> **Directions for this task**: Each line from the top of the listing through the one holding "0.912, 0.925, 0.934, 0.94, 0.943, 0.943]" should be restated word for word, with nothing added and no pictures.

> **Data extract**:

··········

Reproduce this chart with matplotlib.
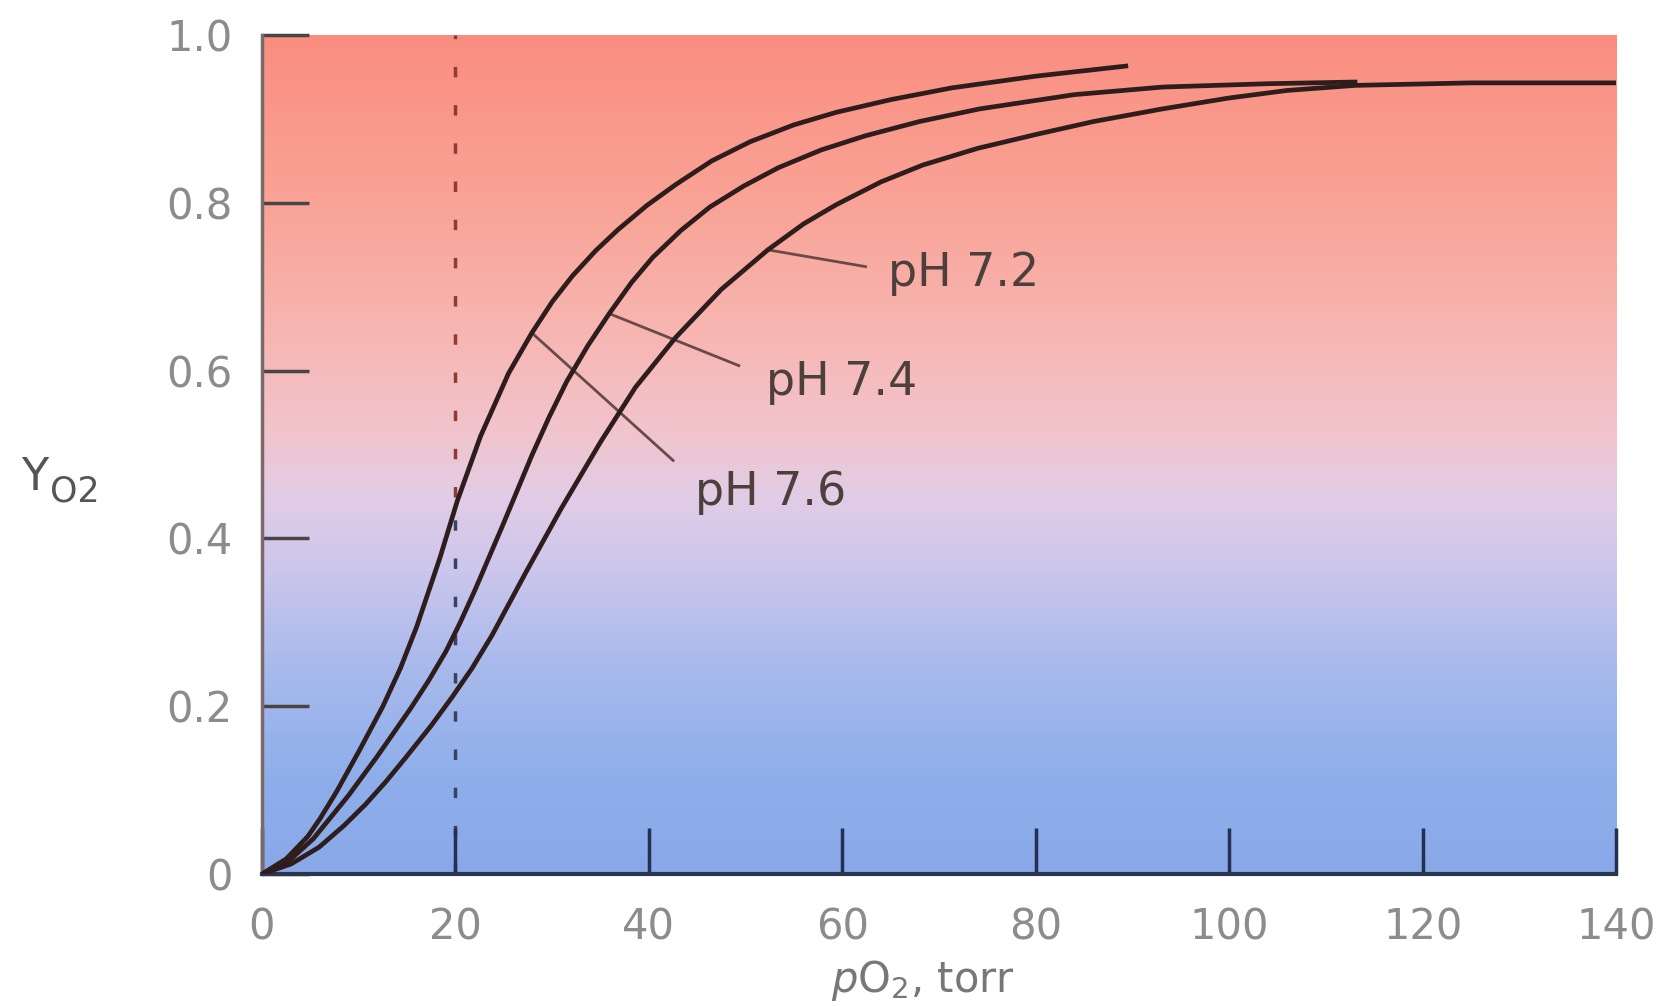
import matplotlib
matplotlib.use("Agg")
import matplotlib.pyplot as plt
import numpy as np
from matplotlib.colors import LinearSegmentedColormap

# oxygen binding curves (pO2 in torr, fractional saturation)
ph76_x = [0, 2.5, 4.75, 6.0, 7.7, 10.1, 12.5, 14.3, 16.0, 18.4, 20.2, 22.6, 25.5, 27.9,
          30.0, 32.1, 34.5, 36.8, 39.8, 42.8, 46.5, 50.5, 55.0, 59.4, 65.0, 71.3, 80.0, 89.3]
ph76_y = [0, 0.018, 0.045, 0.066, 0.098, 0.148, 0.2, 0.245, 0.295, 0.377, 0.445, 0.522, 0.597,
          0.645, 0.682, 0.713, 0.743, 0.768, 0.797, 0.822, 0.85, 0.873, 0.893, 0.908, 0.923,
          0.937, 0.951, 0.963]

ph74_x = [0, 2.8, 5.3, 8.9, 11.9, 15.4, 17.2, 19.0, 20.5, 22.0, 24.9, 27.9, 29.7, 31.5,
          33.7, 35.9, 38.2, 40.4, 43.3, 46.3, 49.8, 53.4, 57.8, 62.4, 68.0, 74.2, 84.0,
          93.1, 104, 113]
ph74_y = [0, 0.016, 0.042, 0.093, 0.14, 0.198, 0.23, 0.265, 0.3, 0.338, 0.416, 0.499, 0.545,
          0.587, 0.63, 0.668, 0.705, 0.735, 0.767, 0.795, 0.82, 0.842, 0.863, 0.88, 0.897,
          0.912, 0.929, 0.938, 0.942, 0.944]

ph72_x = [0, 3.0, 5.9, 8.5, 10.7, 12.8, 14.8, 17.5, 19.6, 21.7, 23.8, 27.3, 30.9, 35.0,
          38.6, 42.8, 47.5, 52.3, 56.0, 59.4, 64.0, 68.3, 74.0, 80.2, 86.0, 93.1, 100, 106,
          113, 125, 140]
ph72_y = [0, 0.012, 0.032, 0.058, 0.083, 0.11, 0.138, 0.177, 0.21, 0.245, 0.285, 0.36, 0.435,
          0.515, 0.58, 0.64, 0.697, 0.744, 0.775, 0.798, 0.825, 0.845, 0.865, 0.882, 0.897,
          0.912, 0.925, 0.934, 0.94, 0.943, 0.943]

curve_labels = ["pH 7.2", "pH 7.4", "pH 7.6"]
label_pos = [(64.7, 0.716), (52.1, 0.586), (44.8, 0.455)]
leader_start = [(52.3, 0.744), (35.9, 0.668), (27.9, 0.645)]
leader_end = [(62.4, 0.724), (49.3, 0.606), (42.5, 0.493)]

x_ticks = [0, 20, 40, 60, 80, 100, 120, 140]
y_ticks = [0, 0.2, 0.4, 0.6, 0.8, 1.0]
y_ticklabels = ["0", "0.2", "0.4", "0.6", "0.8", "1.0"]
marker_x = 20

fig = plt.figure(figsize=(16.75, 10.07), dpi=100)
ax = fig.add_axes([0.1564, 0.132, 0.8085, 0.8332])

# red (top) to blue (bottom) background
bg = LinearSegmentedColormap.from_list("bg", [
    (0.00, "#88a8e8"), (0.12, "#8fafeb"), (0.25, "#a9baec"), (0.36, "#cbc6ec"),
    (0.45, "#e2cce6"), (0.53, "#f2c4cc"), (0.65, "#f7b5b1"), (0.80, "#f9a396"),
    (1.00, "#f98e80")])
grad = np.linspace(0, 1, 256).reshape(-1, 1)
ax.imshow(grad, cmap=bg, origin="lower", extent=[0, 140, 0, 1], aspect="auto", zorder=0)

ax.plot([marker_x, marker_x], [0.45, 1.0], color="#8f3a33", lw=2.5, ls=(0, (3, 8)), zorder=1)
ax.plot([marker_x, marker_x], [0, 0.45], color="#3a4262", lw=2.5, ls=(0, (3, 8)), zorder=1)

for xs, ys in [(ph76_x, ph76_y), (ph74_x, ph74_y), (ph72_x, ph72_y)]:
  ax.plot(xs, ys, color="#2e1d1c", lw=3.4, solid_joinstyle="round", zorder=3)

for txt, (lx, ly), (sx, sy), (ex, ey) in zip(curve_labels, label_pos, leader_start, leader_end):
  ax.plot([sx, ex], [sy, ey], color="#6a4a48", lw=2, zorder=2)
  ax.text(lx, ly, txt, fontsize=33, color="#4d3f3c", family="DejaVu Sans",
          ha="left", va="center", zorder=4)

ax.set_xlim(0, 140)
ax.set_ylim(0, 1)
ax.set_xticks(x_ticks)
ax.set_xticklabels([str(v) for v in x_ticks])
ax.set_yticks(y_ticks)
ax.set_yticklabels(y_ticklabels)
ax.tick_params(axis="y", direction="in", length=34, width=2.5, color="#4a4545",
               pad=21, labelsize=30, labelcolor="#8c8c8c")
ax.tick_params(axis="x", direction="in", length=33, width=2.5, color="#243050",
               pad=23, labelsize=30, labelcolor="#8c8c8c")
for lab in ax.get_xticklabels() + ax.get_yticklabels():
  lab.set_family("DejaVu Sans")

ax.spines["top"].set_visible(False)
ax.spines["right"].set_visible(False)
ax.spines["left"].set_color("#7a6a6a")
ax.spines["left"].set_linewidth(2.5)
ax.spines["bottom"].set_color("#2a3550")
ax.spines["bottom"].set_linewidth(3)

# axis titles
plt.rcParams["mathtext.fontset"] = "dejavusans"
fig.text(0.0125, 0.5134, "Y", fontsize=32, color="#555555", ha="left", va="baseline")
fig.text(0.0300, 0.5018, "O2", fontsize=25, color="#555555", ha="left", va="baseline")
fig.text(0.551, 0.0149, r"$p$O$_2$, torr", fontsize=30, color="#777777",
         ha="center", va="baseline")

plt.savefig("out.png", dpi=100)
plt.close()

··········

> **In response**:
Reproduce this chart with matplotlib.
import matplotlib
matplotlib.use("Agg")
import matplotlib.pyplot as plt
import numpy as np
from matplotlib.colors import LinearSegmentedColormap

# oxygen binding curves (pO2 in torr, fractional saturation)
ph76_x = [0, 2.5, 4.75, 6.0, 7.7, 10.1, 12.5, 14.3, 16.0, 18.4, 20.2, 22.6, 25.5, 27.9,
          30.0, 32.1, 34.5, 36.8, 39.8, 42.8, 46.5, 50.5, 55.0, 59.4, 65.0, 71.3, 80.0, 89.3]
ph76_y = [0, 0.018, 0.045, 0.066, 0.098, 0.148, 0.2, 0.245, 0.295, 0.377, 0.445, 0.522, 0.597,
          0.645, 0.682, 0.713, 0.743, 0.768, 0.797, 0.822, 0.85, 0.873, 0.893, 0.908, 0.923,
          0.937, 0.951, 0.963]

ph74_x = [0, 2.8, 5.3, 8.9, 11.9, 15.4, 17.2, 19.0, 20.5, 22.0, 24.9, 27.9, 29.7, 31.5,
          33.7, 35.9, 38.2, 40.4, 43.3, 46.3, 49.8, 53.4, 57.8, 62.4, 68.0, 74.2, 84.0,
          93.1, 104, 113]
ph74_y = [0, 0.016, 0.042, 0.093, 0.14, 0.198, 0.23, 0.265, 0.3, 0.338, 0.416, 0.499, 0.545,
          0.587, 0.63, 0.668, 0.705, 0.735, 0.767, 0.795, 0.82, 0.842, 0.863, 0.88, 0.897,
          0.912, 0.929, 0.938, 0.942, 0.944]

ph72_x = [0, 3.0, 5.9, 8.5, 10.7, 12.8, 14.8, 17.5, 19.6, 21.7, 23.8, 27.3, 30.9, 35.0,
          38.6, 42.8, 47.5, 52.3, 56.0, 59.4, 64.0, 68.3, 74.0, 80.2, 86.0, 93.1, 100, 106,
          113, 125, 140]
ph72_y = [0, 0.012, 0.032, 0.058, 0.083, 0.11, 0.138, 0.177, 0.21, 0.245, 0.285, 0.36, 0.435,
          0.515, 0.58, 0.64, 0.697, 0.744, 0.775, 0.798, 0.825, 0.845, 0.865, 0.882, 0.897,
          0.912, 0.925, 0.934, 0.94, 0.943, 0.943]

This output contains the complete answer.